Less than two days since he was sacked - and the Boris backlash has started.
By Nick Assinder
Political Correspondent, BBC News website
Michael Howard, supported by senior Tories, insists Mr Johnson had to go for telling him fibs over his private life.
Mr Johnson has won support
Mr Johnson has denied suggestions he misled his leader, and some in the Tory party are suggesting none of this is Mr Howard's business anyway.
Former frontbencher Edwina Currie - who recently confessed to having had an affair with John Major - suggested Mr Howard should not have asked Mr Johnson questions about his private life in the first place.
The former minister told BBC Radio 4's Today programme: "Why on earth did you ask him about his private life. Why not just give him a slap on the hand and say 'Boris, whatever you do just do it discreetly'.
"When it comes to personal matters, so long as it does not interfere with the way an individual does his job, he can be forgiven. Politicians are human beings."
Rights and wrongs
Disgraced former Tory minister David Mellor added his voice, declaring, in the London Evening Standard, that the question should never have been asked and stating Mr Howard should have: "kept his curiosity to himself".
Both believe Mr Howard has done the Tory party no good at all by sacking one of the most talented - and certainly most recognisable - members of his top team.
And there are plenty ready to back them on that score, irrespective of the rights and wrongs of the individual circumstances.
The response from the Tory party, as voiced by the likes of Theresa May and Michael Ancram, is still that Mr Johnson's private life was indeed none of their business - it was the lying that did for him.
Mrs Currie said private life nobody's business
This is clearly a difficult tightrope to walk. If Mr Johnson's private life is none of their business, then those suggesting Mr Howard should not have asked him about it have got a point.
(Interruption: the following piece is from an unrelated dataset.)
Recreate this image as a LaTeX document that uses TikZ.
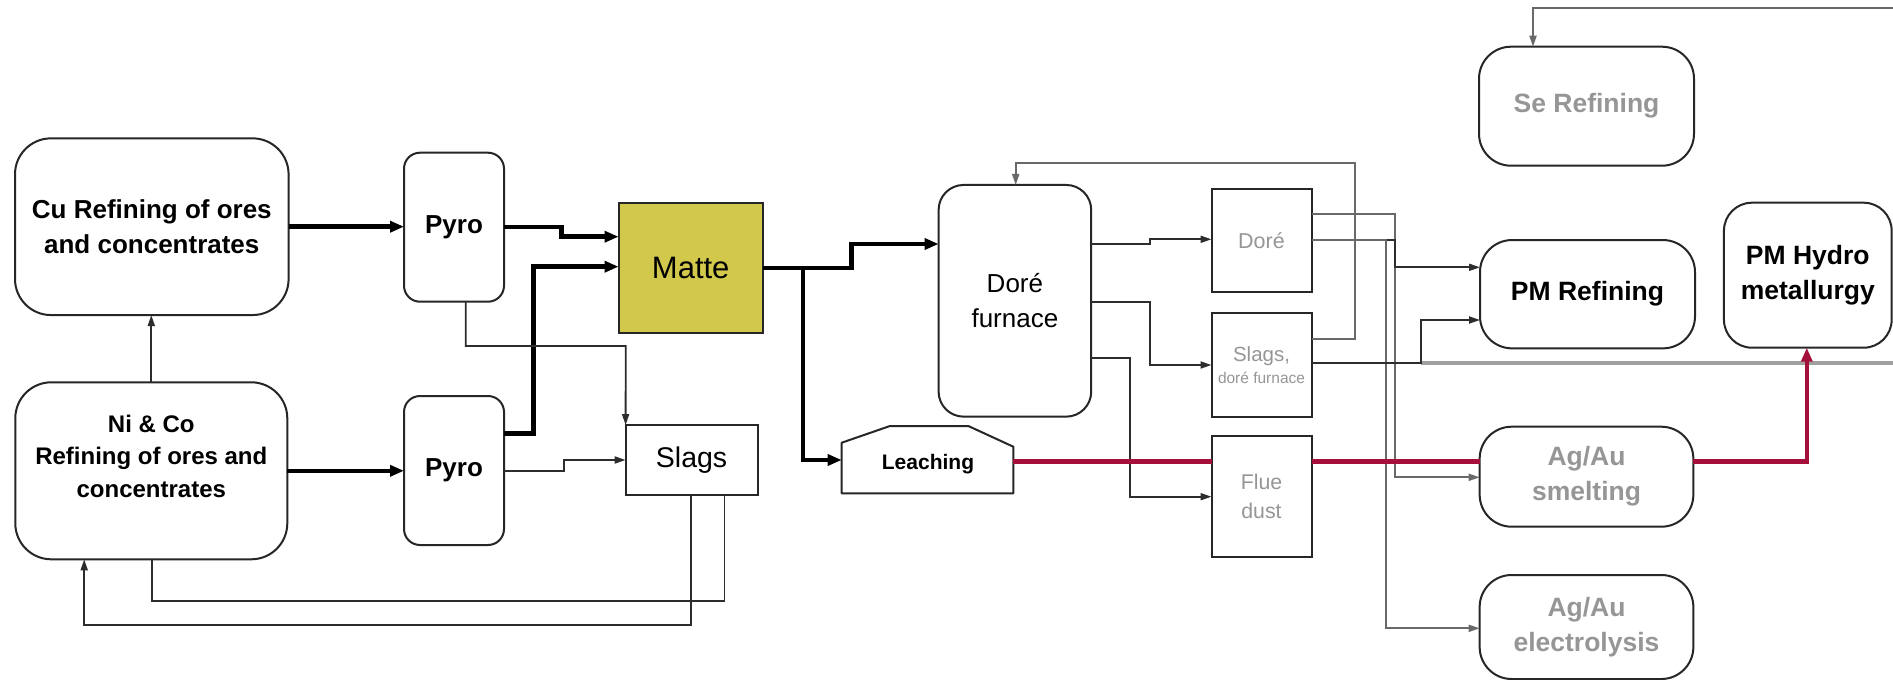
\documentclass[tikz,border=0pt]{standalone}
\usepackage{fontspec}
\setmainfont{Liberation Sans}
\usetikzlibrary{arrows.meta,calc}
\definecolor{matteY}{RGB}{210,200,76}
\definecolor{redL}{RGB}{165,16,58}
\definecolor{txtG}{RGB}{150,150,150}
\definecolor{lineG}{RGB}{105,105,105}
\definecolor{lineD}{RGB}{45,45,45}
\definecolor{thickG}{RGB}{160,160,160}
\begin{document}
\begin{tikzpicture}[x=1pt,y=-1pt,
  every node/.style={inner sep=0pt, outer sep=0pt, align=center},
  sq/.style={draw=black!85, line width=2pt, fill=white},
  rnd/.style={sq, rounded corners=#1},
  fbig/.style={font=\fontsize{26}{35}\selectfont\bfseries},
  fni/.style={font=\fontsize{24}{32.5}\selectfont\bfseries},
  fpm/.style={font=\fontsize{26.5}{35}\selectfont\bfseries},
  fgrey/.style={font=\fontsize{26.5}{35}\selectfont\bfseries, text=txtG},
  fsmall/.style={font=\fontsize{21.3}{28.3}\selectfont, text=txtG},
  thk/.style={line width=4.5pt, black, -{Triangle[length=14pt,width=11pt]}},
  tn/.style={line width=1.8pt, lineD, -{Triangle[length=11pt,width=7pt]}},
  tnn/.style={line width=1.8pt, lineD},
  tg/.style={line width=1.8pt, lineG, -{Triangle[length=11pt,width=7pt]}},
  gthick/.style={line width=4pt, thickG},
  rd/.style={line width=4.5pt, redL},
  rda/.style={rd, -{Triangle[length=14pt,width=11pt]}}
]
\fill[white] (0,0) rectangle (1893,680);
\useasboundingbox (0,0) rectangle (1893,680);

% nodes
\node[rnd=36pt, minimum width=273.6pt, minimum height=176.7pt, fbig] (cu) at (151.8,226.7) {Cu Refining of ores\\and concentrates};
\node[rnd=36pt, minimum width=272pt, minimum height=177pt] (ni) at (151.3,470.8) {};
\node[fni] (nit) at (151.3,456) {Ni \& Co\\Refining of ores and\\concentrates};
\node[rnd=16pt, minimum width=100pt, minimum height=149pt, fbig] (pyro1) at (454,227.2) {Pyro};
\node[rnd=16pt, minimum width=100pt, minimum height=149pt, fbig] (pyro2) at (454,470.5) {Pyro};
\node[sq, fill=matteY, minimum width=144.3pt, minimum height=130.6pt, font=\fontsize{31}{36}\selectfont] (matte) at (690.7,268) {Matte};
\node[sq, minimum width=132pt, minimum height=69.5pt, font=\fontsize{28.5}{34}\selectfont] (slags) at (691.6,459.8) {Slags};

\node[minimum width=171.6pt, minimum height=67.3pt] (leach) at (927.5,459.7) {};
\draw[line width=2pt, draw=black!85, fill=white, line join=round] (841.7,493.3) -- (841.7,442.7) -- (890,426) -- (968.3,426) -- (1013.3,446.7) -- (1013.3,493.3) -- cycle;
\node[font=\fontsize{21}{25}\selectfont\bfseries] (leacht) at (928,464) {Leaching};

\node[rnd=25pt, minimum width=152.6pt, minimum height=231.7pt, font=\fontsize{26}{35}\selectfont] (furn) at (1014.9,300.8) {Doré\\furnace};
\node[sq, minimum width=100pt, minimum height=102.4pt, font=\fontsize{21.5}{26}\selectfont, text=txtG] (dore) at (1261.5,240.5) {Doré};
\node[sq, minimum width=100pt, minimum height=103.4pt, font=\fontsize{15.5}{22.7}\selectfont, text=txtG] (slagd) at (1261.5,365) {{\fontsize{20.5}{22.7}\selectfont Slags,}\\doré furnace};
\node[sq, minimum width=100pt, minimum height=120.7pt, fsmall] (flue) at (1261.5,496.3) {Flue\\dust};

\node[rnd=32pt, minimum width=215pt, minimum height=119pt, fgrey] (se) at (1586.5,106.2) {Se Refining};
\node[rnd=32pt, minimum width=215pt, minimum height=108.3pt, fpm] (pmr) at (1587.5,294.2) {PM Refining};
\node[rnd=28pt, minimum width=167.7pt, minimum height=145pt, fpm] (pmh) at (1807.8,275.2) {PM Hydro\\metallurgy};
\node[rnd=32pt, minimum width=213.7pt, minimum height=100pt, fgrey] (smelt) at (1586.5,476.7) {Ag/Au\\smelting};
\node[rnd=32pt, minimum width=213.7pt, minimum height=104pt, fgrey] (elec) at (1586.5,627) {Ag/Au\\electrolysis};

% thick connectors
\draw[thk] (cu.east) -- (pyro1.west |- cu.east);
\draw[thk] (ni.east) -- (pyro2.west |- ni.east);
\draw[thk] (pyro1.east) -- (561.4,227.2) -- (561.4,236.7) -- (matte.west |- 0,236.7);
\draw[thk] (pyro2.east |- 0,433.3) -- (533.6,433.3) -- (533.6,266.7) -- (matte.west |- 0,266.7);
\draw[thk] (matte.east) -- (851.4,268) -- (851.4,244) -- (furn.west |- 0,244);
\draw[thk] (matte.east) -| (803.2,460) -- (leach.west |- 0,460);

% thin connectors
\draw[tn] (ni.north) -- (ni.north |- cu.south);
\draw[tn] (pyro1.south -| 465.7,0) -- (465.7,346) -- (625.7,346) -- (slags.north west);
\draw[tn] (pyro2.east |- 0,470.7) -- (564,470.7) -- (564,460) -- (slags.west |- 0,460);
\draw[tnn] (ni.south -| 152,0) -- (152,600.7) -- (724.5,600.7) -- (slags.south -| 724.5,0);
\draw[tn] (slags.south -| 691.3,0) -- (691.3,625) -- (84.2,625) -- (ni.south -| 84.2,0);

\draw[tn] (furn.east |- 0,244) -- (1149.7,244) -- (1149.7,239.3) -- (dore.west |- 0,239.3);
\draw[tn] (furn.east |- 0,302.3) -- (1149.7,302.3) -- (1149.7,365) -- (slagd.west);
\draw[tn] (furn.east |- 0,358.3) -- (1129.7,358.3) -- (1129.7,496.7) -- (flue.west |- 0,496.7);
\draw[tg] (slagd.east |- 0,339.3) -- (1355,339.3) -- (1355,163.3) -- (1015.7,163.3) -- (furn.north -| 1015.7,0);
\draw[tg] (dore.east |- 0,214) -- (1395,214) -- (1395,477.3) -- (smelt.west |- 0,477.3);
\draw[tn] (dore.east |- 0,240) -- (1395,240) -- (1395,267.3) -- (pmr.west |- 0,267.3);
\draw[tg] (dore.east |- 0,240) -- (1386,240) -- (1386,628.3) -- (elec.west |- 0,628.3);

\coordinate (jR) at (1420.7,363.3);
\coordinate (outR) at (1893,363.3);
\draw[gthick] (jR) -- (outR);
\draw[tn] (slagd.east |- 0,363.3) -- (jR) -- (1420.7,320) -- (pmr.west |- 0,320);

\coordinate (inSe) at (1893,8.3);
\draw[tg] (inSe) -- (1533,8.3) -- (se.north -| 1533,0);

% red route
\draw[rd] (leach.east |- 0,461.7) -- (flue.west |- 0,461.7);
\draw[rd] (flue.east |- 0,461.7) -- (smelt.west |- 0,461.7);
\draw[rda] (smelt.east |- 0,461.7) -- (1806.8,461.7) -- (pmh.south -| 1806.8,0);
\end{tikzpicture}
\end{document}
But it is also the case that, had Mr Johnson been allowed to stay in post, the newspaper stories would have continued with all the collateral damage that would have caused to the party.
In Mr Howard's campaign to persuade voters his team is trustworthy and honest there is an echo of the disastrous "back to basics" campaign led by Mr Major
when he was leader.
That campaign - which Mr Major insists was misunderstood by the media - appeared to invite questions about MPs private lives.
Mr Howard's "trust us" campaign seems to invite the media to test whether MPs tell the truth under all circumstances.
Which leaves the question of whether it would have been better for Mr Johnson to have put his hands up from day one.
But that takes the argument full circle - is it anybody else's business what he does in his private life, particularly if it has no bearing on his role as an MP?
It is a debate that has raged in Westminster and elsewhere for some years and looks likely to continue to do so.